Kajian ini merupakan hasil observasi lapangan yang diarahkan untuk
menggali pendapat masyarakat khususnya masyarakat yang memahami keberadaan
MAPK. Diharapkan, hasilnya bisa berguna dalam rangka mencari format
penyelenggaraan pendidikan keagamaan Islam (tafaqquh fiddin) ke depan.
Lebih dari itu, kajian ini diharapkan bisa memberi masukan secara spesifik
terkait dengan kebijakan Menteri Agama untukmerekonstruksi MAPK.
Sebagai studi penggalangan pendapat, maka hasil penelitian lebih memberikan
jawaban bagaimana formula terbaik yang lebih implemented, solusif dan
aspiratif. Sehingga bobot teoretik dan kedalaman analisis menjadi
sekunder. Ruang lingkup penelitian mencakup semua unsur atau sub
sistem MAPK sebagai sistem pendidikan mencakup; kelembagaan, kurikulum,
tenaga pendidik dan kependidikan, kesiswaan, sarana prasarana dan pengelolaan.

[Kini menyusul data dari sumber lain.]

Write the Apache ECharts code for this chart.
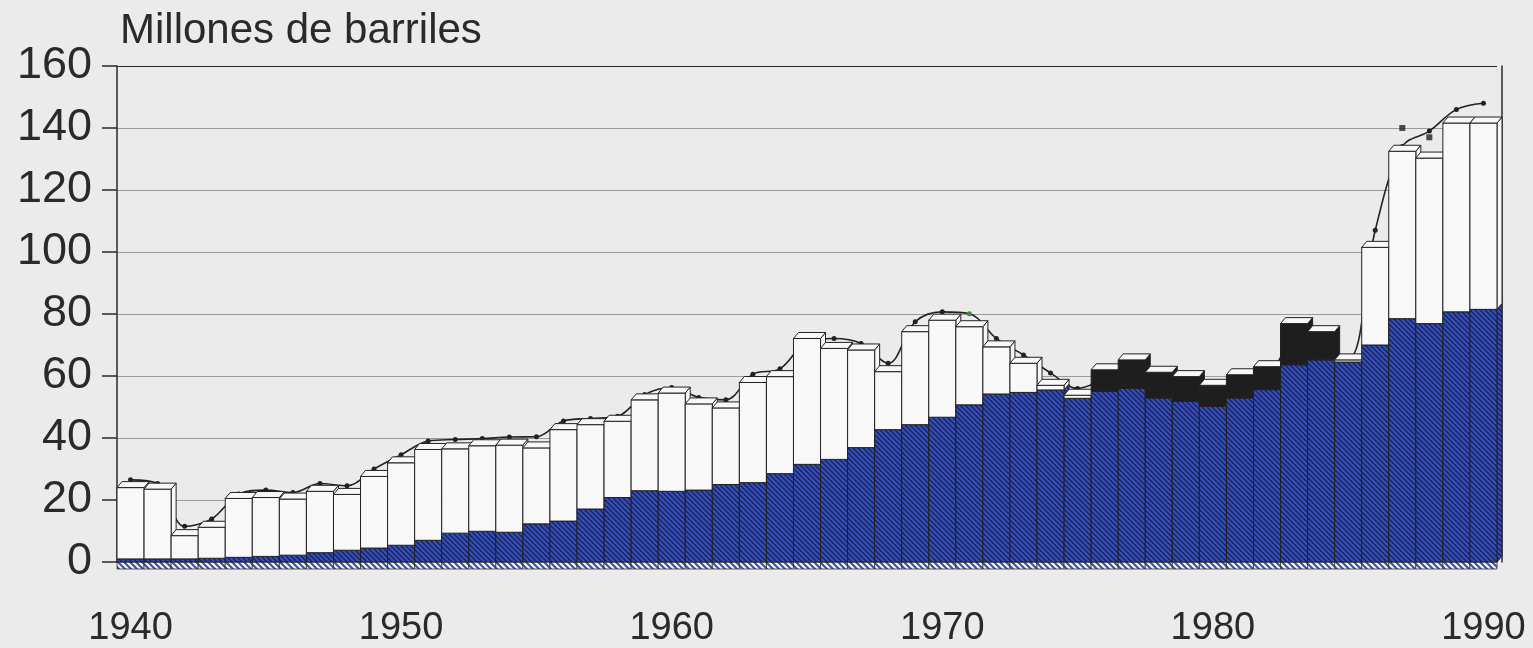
<!DOCTYPE html>
<html>
<head>
<meta charset="utf-8">
<script src="https://cdn.jsdelivr.net/npm/echarts@6/dist/echarts.min.js"></script>
<style>
  html, body { margin: 0; padding: 0; background: #ebebeb; }
  #chart { width: 1533px; height: 648px; }
</style>
</head>
<body>
<div id="chart"></div>
<script>
// años 1940..1990
const years = []
for (let y = 1940; y <= 1990; y++) years.push(String(y))

// producción (azul rayado)
const azul = [1, 1, 1, 1.2, 1.5, 1.8, 2.2, 3, 3.8, 4.5,
  5.4, 7, 9.3, 9.9, 9.6, 12.3, 13.2, 17.1, 20.8, 23,
  22.8, 23.2, 25, 25.6, 28.5, 31.5, 33.1, 36.9, 42.7, 44.3,
  46.7, 50.7, 54.2, 54.7, 55.5, 52.8, 55, 56, 52.9, 51.8,
  50.2, 52.9, 55.6, 63.6, 65.2, 64.5, 70, 78.5, 76.9, 80.7,
  81.5]

// segmento negro (1976-1984)
const negro = [0, 0, 0, 0, 0, 0, 0, 0, 0, 0,
  0, 0, 0, 0, 0, 0, 0, 0, 0, 0,
  0, 0, 0, 0, 0, 0, 0, 0, 0, 0,
  0, 0, 0, 0, 0, 0, 7, 9.2, 8.3, 8,
  6.8, 7.5, 7.4, 13.3, 9.1, 0, 0, 0, 0, 0,
  0]

// segmento blanco
const blanco = [23, 22.5, 7.5, 10, 19, 19, 18.1, 19.8, 18, 23.1,
  26.6, 29.3, 27.2, 27.6, 28.1, 24.5, 29.5, 27.2, 24.6, 29.3,
  31.7, 27.8, 24.7, 32.3, 31.3, 40.6, 35.8, 31.5, 18.7, 30,
  31.3, 25.2, 15.2, 9.4, 1.5, 1, 0, 0, 0, 0,
  0, 0, 0, 0, 0, 0.7, 31.5, 54, 53.4, 60.9,
  60.1]

// curva con puntos
const linea = [26.5, 25.3, 11.5, 13.9, 21.9, 23.2, 22.4, 25.3, 24.6, 30,
  34.6, 39, 39.5, 39.8, 40.3, 40.4, 45.5, 46.3, 47, 54,
  56.3, 53.1, 52.3, 60.6, 62.3, 71, 72.1, 70.5, 64.1, 77.5,
  80.7, 80.1, 72.1, 66.8, 61, 56, 59, 62, 59, 57,
  55, 58, 60, 70, 68, 65.5, 107, 134, 139, 146,
  148]

// marcas cuadradas sueltas
const cuadros = years.map(() => null)
cuadros[47] = 140
cuadros[48] = 137

const yTicks = [0, 20, 40, 60, 80, 100, 120, 140, 160]

function hatch(size, bg, fg, lw) {
  const c = document.createElement('canvas')
  c.width = size
  c.height = size
  const ctx = c.getContext('2d')
  ctx.fillStyle = bg
  ctx.fillRect(0, 0, size, size)
  ctx.strokeStyle = fg
  ctx.lineWidth = lw
  ctx.beginPath()
  ctx.moveTo(0, 0); ctx.lineTo(size, size)
  ctx.moveTo(-2, size - 2); ctx.lineTo(2, size + 2)
  ctx.moveTo(size - 2, -2); ctx.lineTo(size + 2, 2)
  ctx.stroke()
  return c
}

const bluePat = { image: hatch(5, '#3650b8', '#17205c', 1.3), repeat: 'repeat' }
const floorPat = { image: hatch(6, '#f4f4f4', '#3a4fa8', 2), repeat: 'repeat' }

const DX = 5
const DY = 6

function renderBar(params, api) {
  const i = api.value(0)
  const b = api.value(1)
  const k = api.value(2)
  const w = api.value(3)
  const base = api.coord([i, 0])
  const width = api.size([1, 0])[0]
  const xl = base[0] - width / 2
  const xr = xl + width
  const y0 = base[1]
  const y1 = api.coord([i, b])[1]
  const y2 = api.coord([i, b + k])[1]
  const y3 = api.coord([i, b + k + w])[1]
  const segs = [[y0, y1, bluePat], [y1, y2, '#1e1e1e'], [y2, y3, '#f8f8f8']]
    .filter(s => s[0] - s[1] > 0.2)
  const line = { stroke: '#222', lineWidth: 1 }
  const children = []
  // suelo rayado
  children.push({
    type: 'rect',
    shape: { x: xl, y: y0, width: width, height: 7 },
    style: { fill: floorPat, stroke: '#333', lineWidth: 0.8 }
  })
  segs.forEach(s => {
    children.push({
      type: 'polygon',
      shape: { points: [[xr, s[1]], [xr + DX, s[1] - DY], [xr + DX, s[0] - DY], [xr, s[0]]] },
      style: Object.assign({ fill: s[2] }, line)
    })
  })
  segs.forEach(s => {
    children.push({
      type: 'rect',
      shape: { x: xl, y: s[1], width: width, height: s[0] - s[1] },
      style: Object.assign({ fill: s[2] }, line)
    })
  })
  children.push({
    type: 'polygon',
    shape: { points: [[xl, y3], [xl + DX, y3 - DY], [xr + DX, y3 - DY], [xr, y3]] },
    style: Object.assign({ fill: '#f8f8f8' }, line)
  })
  return { type: 'group', children: children }
}

const barData = years.map((y, i) => [i, azul[i], negro[i], blanco[i]])

const gridCols = yTicks.map((t, i) => i === yTicks.length - 1 ? '#2a2a2a' : '#9a9a9a')

const chart = echarts.init(document.getElementById('chart'))
chart.setOption({
  backgroundColor: '#ebebeb',
  animation: false,
  textStyle: { fontFamily: '"Liberation Sans", Arial, sans-serif', color: '#2a2a2a' },
  title: {
    text: 'Millones de barriles',
    left: 115,
    top: 5,
    textStyle: { fontSize: 42, fontWeight: 'normal', color: '#2a2a2a' }
  },
  grid: { left: 117, right: 36, top: 66, bottom: 84 },
  xAxis: {
    type: 'category',
    data: years,
    boundaryGap: true,
    axisLine: { lineStyle: { color: '#2a2a2a', width: 1.5 } },
    axisTick: { alignWithLabel: true, interval: 0, length: 24, lineStyle: { color: '#333', width: 1.2 } },
    axisLabel: {
      interval: (idx) => idx % 10 === 0,
      fontSize: 38, color: '#2a2a2a', margin: 48
    }
  },
  yAxis: [
    {
      type: 'value',
      min: yTicks[0],
      max: yTicks[yTicks.length - 1],
      interval: 20,
      axisLine: { show: true, lineStyle: { color: '#2a2a2a', width: 1.5 } },
      axisTick: { show: true, inside: false, length: 15, lineStyle: { color: '#2a2a2a', width: 1.5 } },
      axisLabel: { fontSize: 45, color: '#2a2a2a', margin: 25 },
      splitLine: { lineStyle: { color: gridCols, width: 1.2 } }
    },
    {
      type: 'value',
      position: 'right',
      offset: 5,
      min: yTicks[0],
      max: yTicks[yTicks.length - 1],
      interval: 20,
      axisLine: { show: true, lineStyle: { color: '#2a2a2a', width: 1.5 } },
      axisTick: { show: false },
      axisLabel: { show: false },
      splitLine: { show: false }
    }
  ],
  series: [
    {
      name: 'curva',
      type: 'line',
      data: linea.map((v, i) => i === 31 ? { value: v, itemStyle: { color: '#3c8a3c' } } : v),
      smooth: 0.35,
      symbol: 'circle',
      symbolSize: 5,
      z: 1,
      itemStyle: { color: '#222' },
      lineStyle: { color: '#222', width: 1.6 }
    },
    {
      name: 'barras',
      type: 'custom',
      renderItem: renderBar,
      data: barData,
      encode: { x: 0, y: 1 },
      clip: false,
      z: 3
    },
    {
      name: 'cuadros',
      type: 'scatter',
      data: cuadros,
      symbol: 'rect',
      symbolSize: 6,
      z: 4,
      itemStyle: { color: '#222' }
    }
  ]
})
</script>
</body>
</html>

Bagaimana kondisi dan realitas yang ada, apakah masih memungkinkan untuk
merekonstruksi MAPK, ataukah perlu perbaikan dan penambahan sarana,
tenaga pendidikan dan kependidikan, dan fasilitas lainnya.
Kedua, kajian ini bukan sebatas pada bagaimana merekonstruksi
sebuah sistem pendidikan, melainkan juga bagaimana dasar legal formal yang
dapat memayungi keberadaan sebuah lembaga pendidikan yang tujuannnya menjadikan
ahli agama (tafaqquh fiddin). Sementara madrasah dalam rumusan legal formal
sudah menjadi sekolah umum --yang berciri Islam dengan standar nasional
yang berlaku. Pada sisi lain MAPK sudah menjadi sebuah trademark dan
memasyarakat bukan sekedar pada tingkat lokal dimana MAPK tersebut berada,
tetapi juga secara nasional dan di berbagai perguruan tinggi di Timur Tengah.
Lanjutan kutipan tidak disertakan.